The irrationality of tax codes and the equally irrational behavior they often generate have been a constant source of amusement for many of us over the years. With that in mind, I couldn’t help but chuckle over a recent culinary development in New York.
Patrons at bagel shops in the Empire State have been befuddled by higher costs of sliced bagels than bagels that are dumped in a bag and taken home, to the office or wherever. It seems an obscure law that was on the books for some time was not being enforced. Desperate to raise money, the state Department of Taxation and Finance has decided it wants its bite of the bagel (sorry).
It is not unusual for states to tax prepared foods, even as they do not tax their component ingredients. New Yorkers were not only unamused by the abrupt change but by the notion that slicing a bagel somehow dropped it, hole and all, into the prepared food category. Fuhgeddaboudit!
While New Yorkers grouse about Bagel-gate, Americans as a whole have another head-scratching tax story to absorb. PPACA has a clause “excluding Federal and State taxes and licensing or regulatory fees” from the definition of medical loss.
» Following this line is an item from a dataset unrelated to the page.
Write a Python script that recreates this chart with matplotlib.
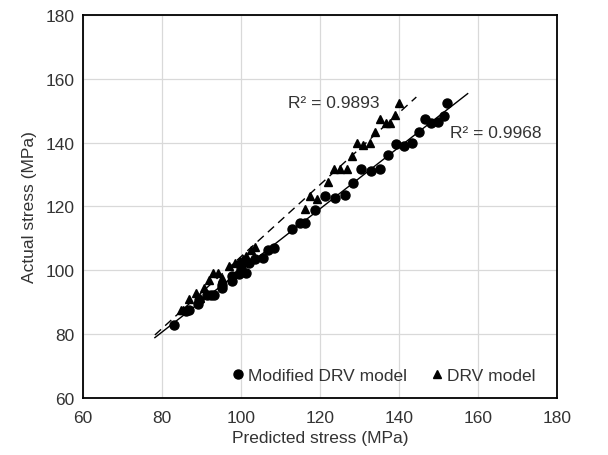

That seems pretty clear, doesn’t it?
Yet the three committee chairmen most identified with the language of the law feel this should be clarified. Recently, Henry Waxman (House Commerce), Max Baucus (Senate Finance) and Sander Levin (Ways and Means), sent a letter to federal regulators seeing to “clarify their legislative intent.” What they intended was that these taxes were to be included in the medical loss ratios.
Taxing taxes is worse than taxing the bagel or the slice – it is more like taxing the hole!